Natural England boss Tony Juniper has backed the idea of abolishing closed periods for slurry spreading.
During a visit to South Acre Farm in York this week, Mr Juniper was told by NFU dairy board vice chair Paul Tompkins that farming by date does not work for the environment, and encourages farmers to spread slurry at inappropriate times outside closed periods to ensure their stores do not overflow.
Asked by Farmers Guardian whether he agreed the policy of closed periods needed to change, Mr Juniper said: “The experience I had last week of visiting farmers in Wensleydale [where a payment-by-results trial is taking place], which was much more about results rather than calendar dates, shows me giving farmers a lot of flexibility is very likely to get better results than putting very specific, almost tick box prescriptions into place.
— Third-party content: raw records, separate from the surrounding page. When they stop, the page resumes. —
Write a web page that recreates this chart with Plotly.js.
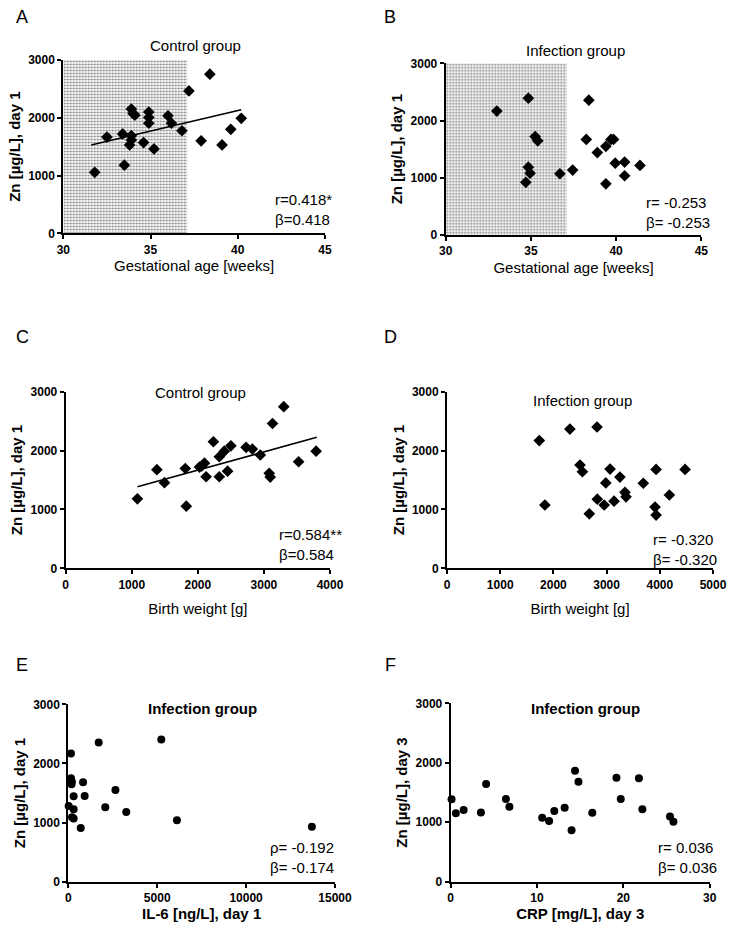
<!DOCTYPE html>
<html>
<head>
<meta charset="utf-8">
<script src="https://cdn.plot.ly/plotly-3.0.1.min.js"></script>
<style>
  html, body { margin: 0; padding: 0; background: #fff; }
  #chart { width: 736px; height: 928px; }
</style>
</head>
<body>
<div id="chart"></div>
<script>
// A: gestational age vs Zn day 1, control group
var gaCtrl = [31.8, 32.5, 33.4, 33.5, 33.8, 33.9, 33.9, 33.9, 34.0, 34.1, 34.6, 34.9, 34.9, 34.9, 35.2, 36.0, 36.2, 36.8, 37.2, 37.9, 38.4, 39.1, 39.6, 40.2];
var znCtrlGa = [1055, 1665, 1720, 1180, 1530, 1690, 1615, 2150, 2075, 2045, 1570, 2100, 2005, 1905, 1460, 2035, 1905, 1775, 2465, 1600, 2755, 1530, 1800, 1990];
var fitGaX = [31.6, 40.2];
var fitGaY = [1530, 2140];

// B: gestational age vs Zn day 1, infection group
var gaInf = [33.0, 34.7, 34.85, 34.85, 34.95, 35.25, 35.4, 36.7, 37.45, 38.25, 38.4, 38.9, 39.4, 39.4, 39.7, 39.85, 39.95, 40.5, 40.5, 41.4];
var znInfGa = [2165, 920, 2390, 1185, 1080, 1720, 1645, 1070, 1135, 1670, 2355, 1440, 1550, 895, 1670, 1670, 1255, 1275, 1035, 1215];

// preterm band (weeks)
var pretermBand = [30, 37.1];

// C: birth weight vs Zn day 1, control group
var bwCtrl = [1085, 1380, 1495, 1810, 1825, 2025, 2060, 2100, 2125, 2235, 2325, 2325, 2400, 2450, 2500, 2730, 2825, 2945, 3080, 3095, 3130, 3300, 3525, 3790];
var znCtrlBw = [1180, 1675, 1455, 1695, 1055, 1720, 1740, 1785, 1555, 2150, 1895, 1555, 1990, 1650, 2080, 2055, 2025, 1925, 1615, 1550, 2460, 2745, 1810, 1990];
var fitBwX = [1085, 3800];
var fitBwY = [1385, 2225];

// D: birth weight vs Zn day 1, infection group
var bwInf = [1735, 1840, 2310, 2500, 2545, 2675, 2820, 2825, 2955, 2985, 3065, 3140, 3250, 3345, 3365, 3690, 3910, 3930, 3930, 4180, 4475];
var znInfBw = [2170, 1075, 2365, 1755, 1640, 925, 2400, 1175, 1075, 1450, 1685, 1140, 1550, 1290, 1215, 1445, 1040, 1680, 905, 1245, 1680];

// E: IL-6 day 1 vs Zn day 1
var il6 = [20, 150, 150, 180, 200, 210, 300, 300, 300, 700, 830, 920, 1710, 2080, 2650, 3260, 5230, 6110, 13700];
var znIl6 = [1280, 2170, 1750, 1650, 1690, 1090, 1445, 1225, 1070, 910, 1680, 1450, 2355, 1260, 1550, 1180, 2405, 1040, 930];

// F: CRP day 3 vs Zn day 3
var crp = [0.1, 0.6, 1.5, 3.5, 4.1, 6.4, 6.8, 10.6, 11.4, 12.0, 13.2, 14.0, 14.4, 14.8, 16.4, 19.2, 19.7, 21.8, 22.2, 25.4, 25.8];
var znCrp = [1385, 1150, 1205, 1165, 1645, 1390, 1260, 1075, 1020, 1190, 1245, 865, 1865, 1680, 1160, 1750, 1390, 1740, 1220, 1095, 1010];

var W = 736, H = 928;
function px(x) { return x / W; }
function py(y) { return 1 - y / H; }

var FONT = 'Liberation Sans, Arial, sans-serif';
var black = '#000';

function dia(x, y, xa, ya) {
  return {x: x, y: y, xaxis: xa, yaxis: ya, type: 'scatter', mode: 'markers',
    marker: {symbol: 'diamond', size: 9, color: black}, cliponaxis: false, hoverinfo: 'x+y'};
}
function dot(x, y, xa, ya) {
  return {x: x, y: y, xaxis: xa, yaxis: ya, type: 'scatter', mode: 'markers',
    marker: {symbol: 'circle', size: 8, color: black}, cliponaxis: false, hoverinfo: 'x+y'};
}
function fit(x, y, xa, ya) {
  return {x: x, y: y, xaxis: xa, yaxis: ya, type: 'scatter', mode: 'lines',
    line: {color: black, width: 1.6}, hoverinfo: 'skip'};
}
function band(xa, ya) {
  return {x: [(pretermBand[0] + pretermBand[1]) / 2], y: [3000], width: [pretermBand[1] - pretermBand[0]],
    xaxis: xa, yaxis: ya, type: 'bar', hoverinfo: 'skip',
    marker: {color: '#fff', line: {width: 0},
      pattern: {shape: '.', fgcolor: '#808080', bgcolor: '#fff', size: 3, solidity: 0.4}}};
}

var traces = [
  band('x', 'y'), dia(gaCtrl, znCtrlGa, 'x', 'y'), fit(fitGaX, fitGaY, 'x', 'y'),
  band('x2', 'y2'), dia(gaInf, znInfGa, 'x2', 'y2'),
  dia(bwCtrl, znCtrlBw, 'x3', 'y3'), fit(fitBwX, fitBwY, 'x3', 'y3'),
  dia(bwInf, znInfBw, 'x4', 'y4'),
  dot(il6, znIl6, 'x5', 'y5'),
  dot(crp, znCrp, 'x6', 'y6')
];

function xAxis(l, r, anchor, range, dtick, title, bold, standoff) {
  return {domain: [px(l), px(r)], anchor: anchor, range: range, dtick: dtick, tick0: range[0],
    tickformat: 'd',
    showgrid: false, zeroline: false, showline: true, linecolor: black, linewidth: 2,
    ticks: 'outside', ticklen: 4, tickwidth: 2, tickcolor: black,
    tickfont: {family: FONT, size: 12, color: black, weight: 'bold'},
    title: {text: title, standoff: standoff,
      font: {family: FONT, size: 15, color: black, weight: bold ? 'bold' : 'normal'}},
    automargin: false, fixedrange: true};
}
function yAxis(t, b, anchor, title, standoff) {
  return {domain: [py(b), py(t)], anchor: anchor, range: [0, 3000], dtick: 1000, tick0: 0,
    tickformat: 'd',
    showgrid: false, zeroline: false, showline: true, linecolor: black, linewidth: 2,
    ticks: 'outside', ticklen: 4, tickwidth: 2, tickcolor: black,
    tickfont: {family: FONT, size: 12, color: black, weight: 'bold'},
    title: {text: title, standoff: standoff,
      font: {family: FONT, size: 15, color: black, weight: 'bold'}},
    automargin: false, fixedrange: true};
}

var yDay1 = 'Zn [µg/L], day 1';
var yDay3 = 'Zn [µg/L], day 3';

function note(x, y, text, size, bold, anchor) {
  return {xref: 'paper', yref: 'paper', x: px(x), y: py(y), text: text, showarrow: false,
    xanchor: anchor || 'left', yanchor: 'middle', align: 'left',
    font: {family: FONT, size: size, color: black, weight: bold ? 'bold' : 'normal'}};
}

var layout = {
  width: W, height: H,
  margin: {l: 0, r: 0, t: 0, b: 0},
  paper_bgcolor: '#fff', plot_bgcolor: 'rgba(0,0,0,0)',
  showlegend: false, barmode: 'overlay',
  xaxis: xAxis(63.3, 325, 'y', [30, 45], 5, 'Gestational age [weeks]', false, 5),
  yaxis: yAxis(60, 233.3, 'x', yDay1, 4),
  xaxis2: xAxis(445.7, 701.3, 'y2', [30, 45], 5, 'Gestational age [weeks]', false, 5),
  yaxis2: yAxis(63.3, 235, 'x2', yDay1, 4),
  xaxis3: xAxis(65.7, 330, 'y3', [0, 4000], 1000, 'Birth weight [g]', false, 13),
  yaxis3: yAxis(391.7, 568.3, 'x3', yDay1, 4),
  xaxis4: xAxis(447, 713, 'y4', [0, 5000], 1000, 'Birth weight [g]', false, 13),
  yaxis4: yAxis(391.7, 568.3, 'x4', yDay1, 4),
  xaxis5: xAxis(68.3, 335, 'y5', [0, 15000], 5000, 'IL-6 [ng/L], day 1', true, 3),
  yaxis5: yAxis(704.3, 881.7, 'x5', yDay1, 4),
  xaxis6: xAxis(450.7, 709.7, 'y6', [0, 30], 10, 'CRP [mg/L], day 3', true, 3),
  yaxis6: yAxis(703.3, 881.7, 'x6', yDay3, 4),
  annotations: [
    note(22, 17, 'A', 18, false, 'center'),
    note(390, 17, 'B', 18, false, 'center'),
    note(22, 337, 'C', 18, false, 'center'),
    note(390, 337, 'D', 18, false, 'center'),
    note(22, 665, 'E', 18, false, 'center'),
    note(390, 665, 'F', 18, false, 'center'),
    note(195, 46, 'Control group', 15, false, 'center'),
    note(575, 51, 'Infection group', 15, false, 'center'),
    note(200, 393, 'Control group', 15, false, 'center'),
    note(582, 400, 'Infection group', 15, false, 'center'),
    note(202, 708, 'Infection group', 15, true, 'center'),
    note(585, 708, 'Infection group', 15, true, 'center'),
    note(273, 209, 'r=0.418*<br>β=0.418', 15, false),
    note(644, 212, 'r= -0.253<br>β= -0.253', 15, false),
    note(277, 544, 'r=0.584**<br>β=0.584', 15, false),
    note(651, 549, 'r= -0.320<br>β= -0.320', 15, false),
    note(268, 857, 'ρ= -0.192<br>β= -0.174', 15, false),
    note(656, 857, 'r= 0.036<br>β= 0.036', 15, false)
  ]
};

Plotly.newPlot('chart', traces, layout, {displayModeBar: false, staticPlot: true});
</script>
</body>
</html>
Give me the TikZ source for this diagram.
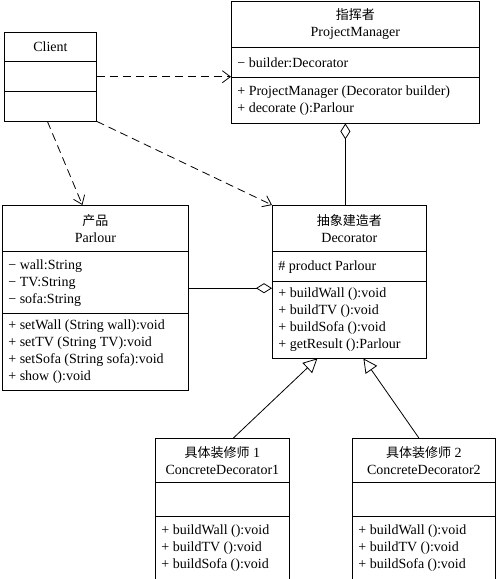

“They may be easier to measure, but actually, they are not necessarily delivering the value we need, so taking that more flexible approach seems logical.”
Mr Juniper’s comments came as the Welsh Government pressed ahead with its plans to introduce new water regulations, which include closed periods for spreading slurry.
NFU Cymru president John Davies said: “It is interesting to hear a flexible approach to nutrient application and the outcomes it can achieve is being heralded by the chairman of Natural England at a time when Welsh Government is pushing on with a polar opposite approach.
“Just last week, NFU Cymru had to write to Ministers to seek an exemption which will allow farmers operating in Nitrate Vulnerable Zones (NVZs) to spread during the closed period.
“This request comes as increasing numbers of farmers in NVZs have contacted the union highly concerned and distressed that the prolonged wet weather of recent weeks has prevented them from spreading, with the result they head into the closed period with their slurry storage near or close to full capacity.”
FUW policy officer Ceri Davies also said the ‘farming by calendar’ approach taken by Welsh Government was ‘extremely restrictive’ and could be ‘counterproductive’.
“FUW agrees a more flexible approach is needed to ensure the well-being of the environment as well as optimising productivity on farm,” he added.